Figure 1. Frame rotting from rust.

Door Lock Actuators

The actuators are prone to fail on the GS series cars. It's hard to test whether they're failing or not by simply pressing the button to lock and unlock the doors; however, it is something you should be prepared to replace in the car's lifetime. The actuators themselves are very cheap but if you can do the work yourself, you can avoid the labor costs.

Figure 2. Door lock actuator.

Rattling Noises

Another common problem is rattling coming from the glove box and sun roof shade. This is a pretty easy fix that can be done in an hour or less, so it may be worth asking the previous owner why it was never taken care of before putting the car on the market. Also, if you decide to take the car anyways and do the job yourself, make sure you knock down a few hundred dollars off the price.

Fluid Condition

You should always inspect the fluid condition as it can help you decide whether the car was properly maintained or not. Inspect both oil color and level; if it's black, it needs to be changed, and if it's consistently low, it could be a sign there's a leak somewhere. In addition, look at the transmission fluid; it should be a nice shade of red that is similar to Kool-Aid. If it's burnt, dark, or frothy, there's a transmission issue.

Figure 3. Transmission fluid comparisons.

Scheduled Maintenance

A good previous owner will keep maintenance records or pull a CarFax when going to sell the vehicle. You'll want to look to make sure maintenance was performed at the correct intervals, including:

  • Oil: Every 5-10k miles
  • Transmission fluid: 100k miles
  • Ball joints: Every 75-100k miles
  • Tie rod ends: Every 75-100k miles

Common Questions

Should I buy a lowered car?

This is really up to you, however, it is recommended you don't. These cars are prone to more problems when lowered due to the drivetrain setup. It can cause odd issues like a swaying feeling when at idle or a steering wheel shake from altering the front suspension angles. Normally these issues can only be fixed by returning to stock height, which is why you should refrain from buying a lowered car.

Should I purchase a car with a check engine light on?

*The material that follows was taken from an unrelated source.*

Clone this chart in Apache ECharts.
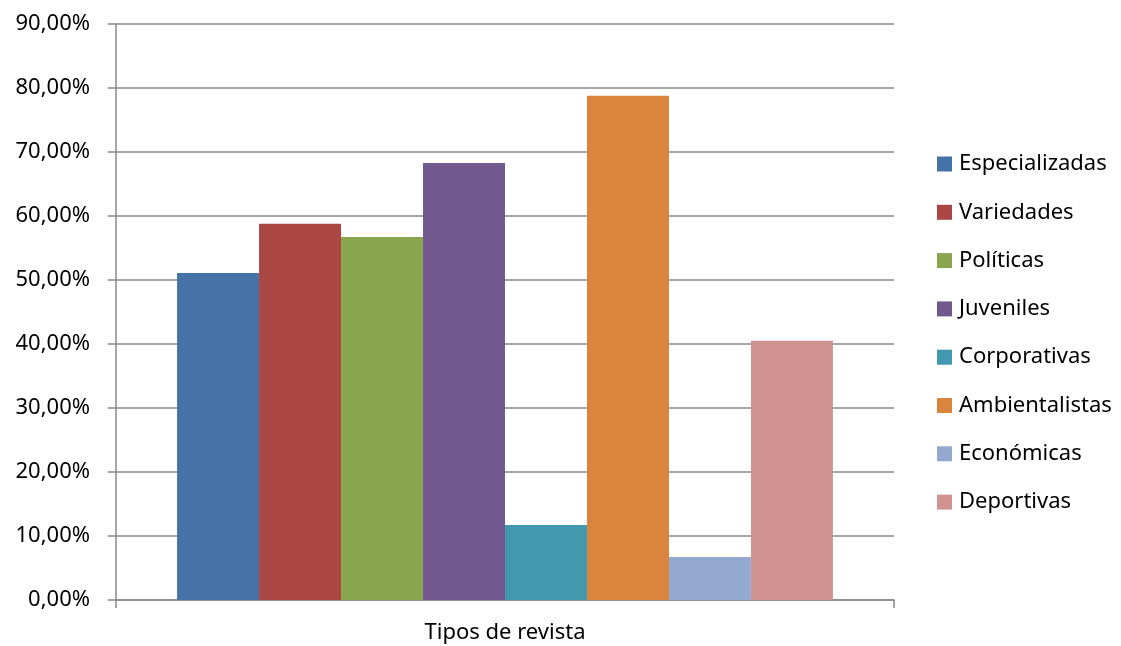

A check engine light is the car's way of indicating that there is something wrong. It only means you're going to be driving off in the car to go straight to a mechanic to have the problem diagnosed and fixed if necessary before any more issues arise. If you really like the car, take it to a mechanic to check it before you purchase it. An engine light could be a warning for either a cheap fix or a very expensive one.